**What you have to do**
Reproduce all of the data below without alteration; exclude every picture.

────────────────────

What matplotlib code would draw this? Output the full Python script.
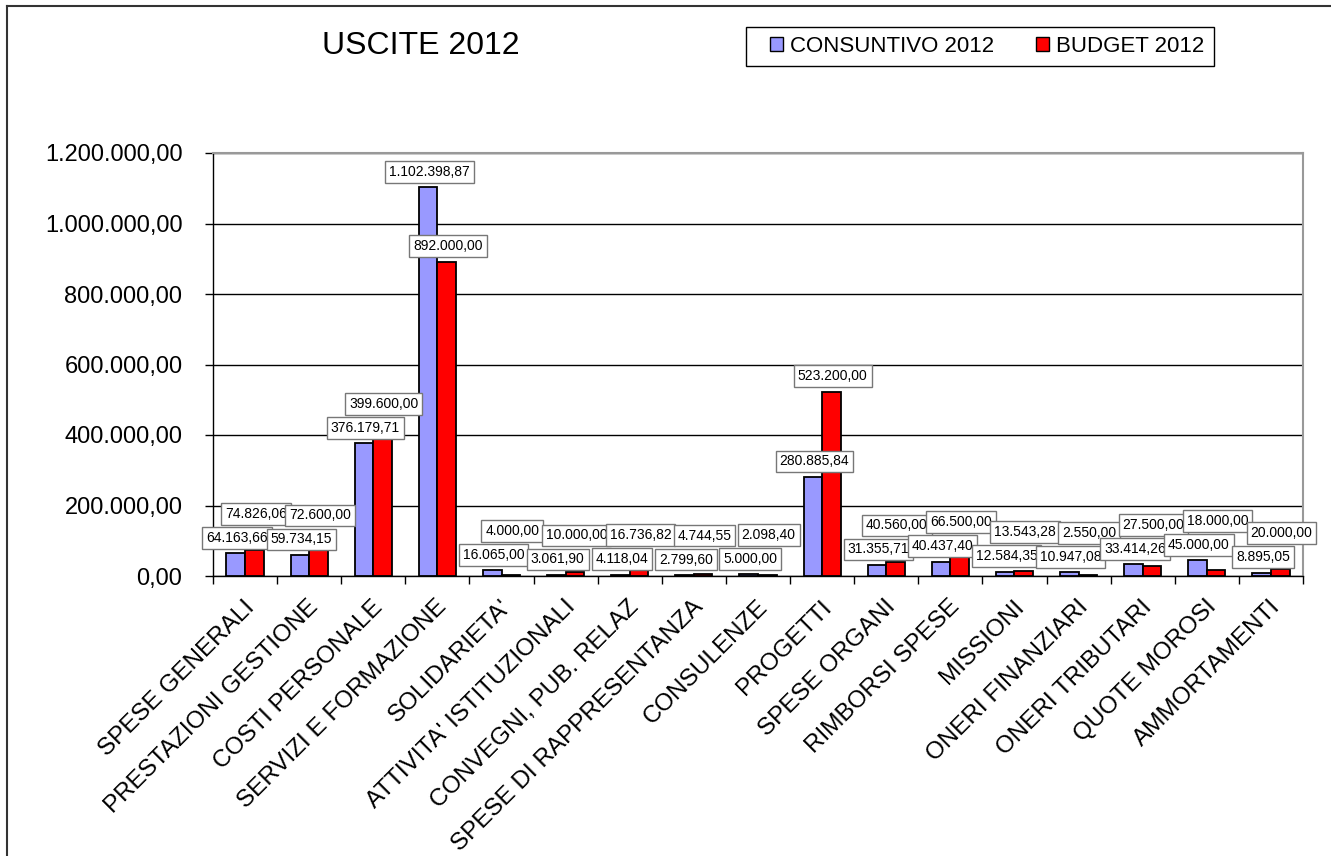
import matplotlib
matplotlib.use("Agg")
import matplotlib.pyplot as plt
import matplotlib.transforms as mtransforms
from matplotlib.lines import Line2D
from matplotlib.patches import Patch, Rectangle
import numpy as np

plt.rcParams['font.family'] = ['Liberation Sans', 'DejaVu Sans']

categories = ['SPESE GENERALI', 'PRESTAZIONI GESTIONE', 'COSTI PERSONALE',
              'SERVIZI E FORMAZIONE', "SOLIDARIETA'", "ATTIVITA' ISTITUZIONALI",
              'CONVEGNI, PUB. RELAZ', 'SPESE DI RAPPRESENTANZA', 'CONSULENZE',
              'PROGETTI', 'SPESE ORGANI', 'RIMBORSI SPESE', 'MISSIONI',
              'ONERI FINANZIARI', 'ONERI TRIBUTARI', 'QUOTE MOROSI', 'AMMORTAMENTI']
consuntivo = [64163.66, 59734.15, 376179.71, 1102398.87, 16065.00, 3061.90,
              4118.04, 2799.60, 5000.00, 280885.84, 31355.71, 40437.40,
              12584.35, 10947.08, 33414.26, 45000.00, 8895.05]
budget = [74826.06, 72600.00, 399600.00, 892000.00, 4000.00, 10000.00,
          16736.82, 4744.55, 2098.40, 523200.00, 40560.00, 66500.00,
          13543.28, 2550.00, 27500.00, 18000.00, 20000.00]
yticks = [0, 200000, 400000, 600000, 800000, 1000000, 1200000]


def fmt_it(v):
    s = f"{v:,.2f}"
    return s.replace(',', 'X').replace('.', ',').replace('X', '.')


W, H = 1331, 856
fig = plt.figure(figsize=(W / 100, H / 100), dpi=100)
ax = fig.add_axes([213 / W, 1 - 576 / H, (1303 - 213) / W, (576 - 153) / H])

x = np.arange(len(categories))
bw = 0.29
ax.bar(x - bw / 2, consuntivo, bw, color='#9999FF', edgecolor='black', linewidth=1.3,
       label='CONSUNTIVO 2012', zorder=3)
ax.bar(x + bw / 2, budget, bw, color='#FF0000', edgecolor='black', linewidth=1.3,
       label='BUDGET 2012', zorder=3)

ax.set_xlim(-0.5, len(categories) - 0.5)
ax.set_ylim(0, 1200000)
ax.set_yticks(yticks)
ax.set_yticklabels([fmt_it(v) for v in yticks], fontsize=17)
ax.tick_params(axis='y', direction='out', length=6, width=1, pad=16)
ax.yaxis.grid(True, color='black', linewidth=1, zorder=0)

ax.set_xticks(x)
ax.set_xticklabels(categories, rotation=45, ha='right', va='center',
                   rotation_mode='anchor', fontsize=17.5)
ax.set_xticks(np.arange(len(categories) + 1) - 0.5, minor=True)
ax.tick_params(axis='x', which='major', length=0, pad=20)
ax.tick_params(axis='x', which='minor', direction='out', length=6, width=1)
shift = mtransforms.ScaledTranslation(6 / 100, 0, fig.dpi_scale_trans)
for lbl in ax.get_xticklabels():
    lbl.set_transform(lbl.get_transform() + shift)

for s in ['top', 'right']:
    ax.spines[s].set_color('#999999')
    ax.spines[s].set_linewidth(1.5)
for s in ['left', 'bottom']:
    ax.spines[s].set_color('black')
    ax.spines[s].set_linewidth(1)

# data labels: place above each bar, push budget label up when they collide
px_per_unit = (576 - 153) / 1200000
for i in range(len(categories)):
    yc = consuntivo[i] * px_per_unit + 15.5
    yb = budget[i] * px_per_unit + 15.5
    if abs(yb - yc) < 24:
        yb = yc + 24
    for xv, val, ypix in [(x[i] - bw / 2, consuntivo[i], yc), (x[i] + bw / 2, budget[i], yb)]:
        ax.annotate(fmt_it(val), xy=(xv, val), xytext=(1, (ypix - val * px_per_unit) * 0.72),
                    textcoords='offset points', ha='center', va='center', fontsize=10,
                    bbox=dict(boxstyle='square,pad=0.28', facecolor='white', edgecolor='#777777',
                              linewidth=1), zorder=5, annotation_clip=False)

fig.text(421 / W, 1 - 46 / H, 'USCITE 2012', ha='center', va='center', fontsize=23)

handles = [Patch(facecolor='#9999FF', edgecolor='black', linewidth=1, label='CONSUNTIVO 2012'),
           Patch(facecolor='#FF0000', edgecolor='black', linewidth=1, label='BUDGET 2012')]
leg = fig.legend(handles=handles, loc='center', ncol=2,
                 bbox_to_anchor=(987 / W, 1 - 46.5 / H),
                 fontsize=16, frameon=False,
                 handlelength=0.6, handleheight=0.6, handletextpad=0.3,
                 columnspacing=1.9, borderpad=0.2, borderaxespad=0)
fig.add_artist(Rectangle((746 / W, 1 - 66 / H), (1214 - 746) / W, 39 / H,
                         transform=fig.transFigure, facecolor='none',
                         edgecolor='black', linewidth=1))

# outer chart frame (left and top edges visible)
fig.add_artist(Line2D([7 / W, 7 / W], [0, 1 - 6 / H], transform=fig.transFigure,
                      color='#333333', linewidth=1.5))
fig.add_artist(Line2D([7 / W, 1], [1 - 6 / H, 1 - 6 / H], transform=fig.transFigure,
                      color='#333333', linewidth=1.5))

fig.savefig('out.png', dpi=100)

────────────────────

**Expected answer**
What matplotlib code would draw this? Output the full Python script.
import matplotlib
matplotlib.use("Agg")
import matplotlib.pyplot as plt
import matplotlib.transforms as mtransforms
from matplotlib.lines import Line2D
from matplotlib.patches import Patch, Rectangle
import numpy as np

plt.rcParams['font.family'] = ['Liberation Sans', 'DejaVu Sans']

categories = ['SPESE GENERALI', 'PRESTAZIONI GESTIONE', 'COSTI PERSONALE',
              'SERVIZI E FORMAZIONE', "SOLIDARIETA'", "ATTIVITA' ISTITUZIONALI",
              'CONVEGNI, PUB. RELAZ', 'SPESE DI RAPPRESENTANZA', 'CONSULENZE',
              'PROGETTI', 'SPESE ORGANI', 'RIMBORSI SPESE', 'MISSIONI',
              'ONERI FINANZIARI', 'ONERI TRIBUTARI', 'QUOTE MOROSI', 'AMMORTAMENTI']
consuntivo = [64163.66, 59734.15, 376179.71, 1102398.87, 16065.00, 3061.90,
              4118.04, 2799.60, 5000.00, 280885.84, 31355.71, 40437.40,
              12584.35, 10947.08, 33414.26, 45000.00, 8895.05]
budget = [74826.06, 72600.00, 399600.00, 892000.00, 4000.00, 10000.00,
          16736.82, 4744.55, 2098.40, 523200.00, 40560.00, 66500.00,
          13543.28, 2550.00, 27500.00, 18000.00, 20000.00]
yticks = [0, 200000, 400000, 600000, 800000, 1000000, 1200000]


def fmt_it(v):
    s = f"{v:,.2f}"
    return s.replace(',', 'X').replace('.', ',').replace('X', '.')


W, H = 1331, 856
fig = plt.figure(figsize=(W / 100, H / 100), dpi=100)
ax = fig.add_axes([213 / W, 1 - 576 / H, (1303 - 213) / W, (576 - 153) / H])

x = np.arange(len(categories))
bw = 0.29
ax.bar(x - bw / 2, consuntivo, bw, color='#9999FF', edgecolor='black', linewidth=1.3,
       label='CONSUNTIVO 2012', zorder=3)
ax.bar(x + bw / 2, budget, bw, color='#FF0000', edgecolor='black', linewidth=1.3,
       label='BUDGET 2012', zorder=3)

ax.set_xlim(-0.5, len(categories) - 0.5)
ax.set_ylim(0, 1200000)
ax.set_yticks(yticks)
ax.set_yticklabels([fmt_it(v) for v in yticks], fontsize=17)
ax.tick_params(axis='y', direction='out', length=6, width=1, pad=16)
ax.yaxis.grid(True, color='black', linewidth=1, zorder=0)

ax.set_xticks(x)
ax.set_xticklabels(categories, rotation=45, ha='right', va='center',
                   rotation_mode='anchor', fontsize=17.5)
ax.set_xticks(np.arange(len(categories) + 1) - 0.5, minor=True)
ax.tick_params(axis='x', which='major', length=0, pad=20)
ax.tick_params(axis='x', which='minor', direction='out', length=6, width=1)
shift = mtransforms.ScaledTranslation(6 / 100, 0, fig.dpi_scale_trans)
for lbl in ax.get_xticklabels():
    lbl.set_transform(lbl.get_transform() + shift)

for s in ['top', 'right']:
    ax.spines[s].set_color('#999999')
    ax.spines[s].set_linewidth(1.5)
for s in ['left', 'bottom']:
    ax.spines[s].set_color('black')
    ax.spines[s].set_linewidth(1)

# data labels: place above each bar, push budget label up when they collide
px_per_unit = (576 - 153) / 1200000
for i in range(len(categories)):
    yc = consuntivo[i] * px_per_unit + 15.5
    yb = budget[i] * px_per_unit + 15.5
    if abs(yb - yc) < 24:
        yb = yc + 24
    for xv, val, ypix in [(x[i] - bw / 2, consuntivo[i], yc), (x[i] + bw / 2, budget[i], yb)]:
        ax.annotate(fmt_it(val), xy=(xv, val), xytext=(1, (ypix - val * px_per_unit) * 0.72),
                    textcoords='offset points', ha='center', va='center', fontsize=10,
                    bbox=dict(boxstyle='square,pad=0.28', facecolor='white', edgecolor='#777777',
                              linewidth=1), zorder=5, annotation_clip=False)

fig.text(421 / W, 1 - 46 / H, 'USCITE 2012', ha='center', va='center', fontsize=23)

handles = [Patch(facecolor='#9999FF', edgecolor='black', linewidth=1, label='CONSUNTIVO 2012'),
           Patch(facecolor='#FF0000', edgecolor='black', linewidth=1, label='BUDGET 2012')]
leg = fig.legend(handles=handles, loc='center', ncol=2,
                 bbox_to_anchor=(987 / W, 1 - 46.5 / H),
                 fontsize=16, frameon=False,
                 handlelength=0.6, handleheight=0.6, handletextpad=0.3,
                 columnspacing=1.9, borderpad=0.2, borderaxespad=0)
fig.add_artist(Rectangle((746 / W, 1 - 66 / H), (1214 - 746) / W, 39 / H,
                         transform=fig.transFigure, facecolor='none',
                         edgecolor='black', linewidth=1))

# outer chart frame (left and top edges visible)
fig.add_artist(Line2D([7 / W, 7 / W], [0, 1 - 6 / H], transform=fig.transFigure,
                      color='#333333', linewidth=1.5))
fig.add_artist(Line2D([7 / W, 1], [1 - 6 / H, 1 - 6 / H], transform=fig.transFigure,
                      color='#333333', linewidth=1.5))

fig.savefig('out.png', dpi=100)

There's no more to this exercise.